In the absence of a stable path up the socioeconomic ladder, those who have graduated to middle class status in the past few decades have mostly done so through employment in the public sector, or on the back of successful small-scale entrepreneurship in the services economy.

Both of these routes do not offer a sustainable resolution to the aspiration of millions of individuals. One primary consequence of the absence of clear pathways is that while the overall poverty rate has gone down, wealth and income inequality have both risen. The upper 20 percent of the income distribution now consumes 7 times more than the bottom 20 percent, up from 4 times more in 1990.

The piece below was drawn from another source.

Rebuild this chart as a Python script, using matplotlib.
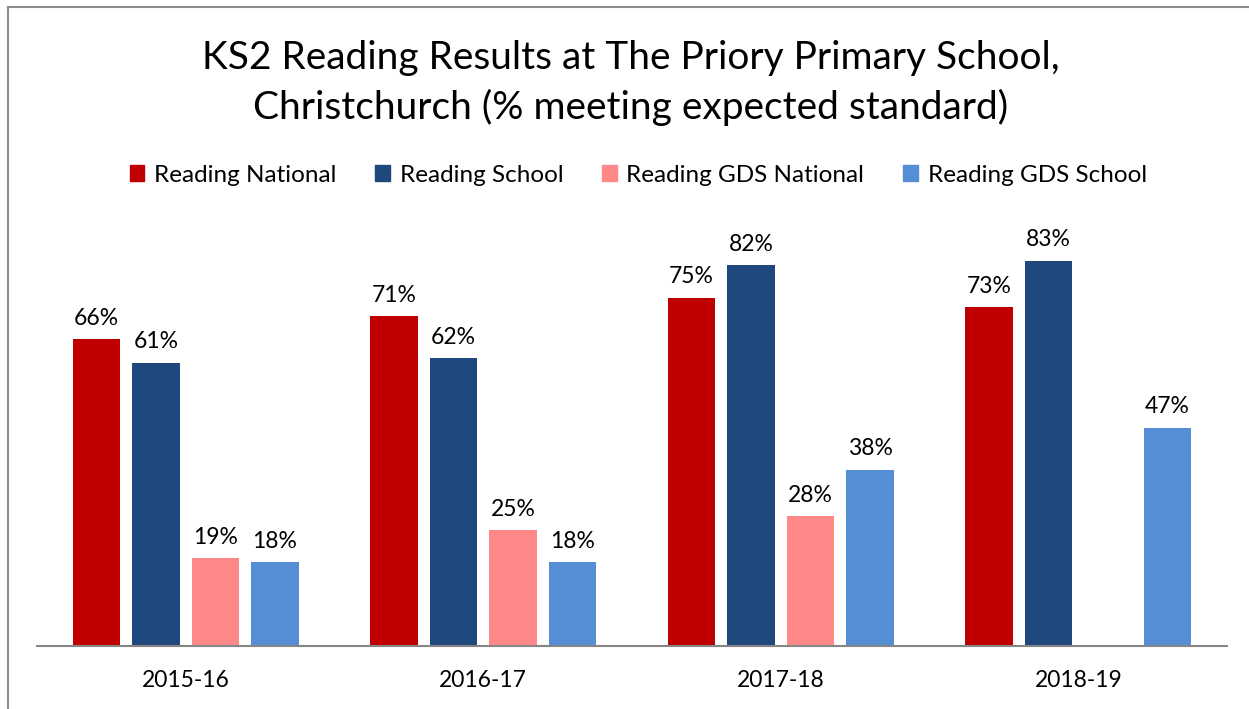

Another related outcome is the steady rise of unemployment, which official figures place at 6 percent, but more rigorous measures place closer to 15 percent. As of 2017, Pakistan's economy needs to grow at 7 percent per year just to accommodate 2 million new entrants in the labour force every year.

None of these cautionary notes should be used to dismiss more optimistic takes on the country's future. Recent developments, such as the aforementioned expansion in the middle class, decline in poverty, greater GDP growth, and increased Chinese investment, do provide a base on which to build a more inclusive and productive economy. However, this would require considerable investments in infrastructure development, social protection, and human capital at a scale which only the government can undertake. It is therefore prudent to suggest that without these much-needed accompanying interventions, Pakistan's middle-class growth will likely be both exclusionary and short-lived.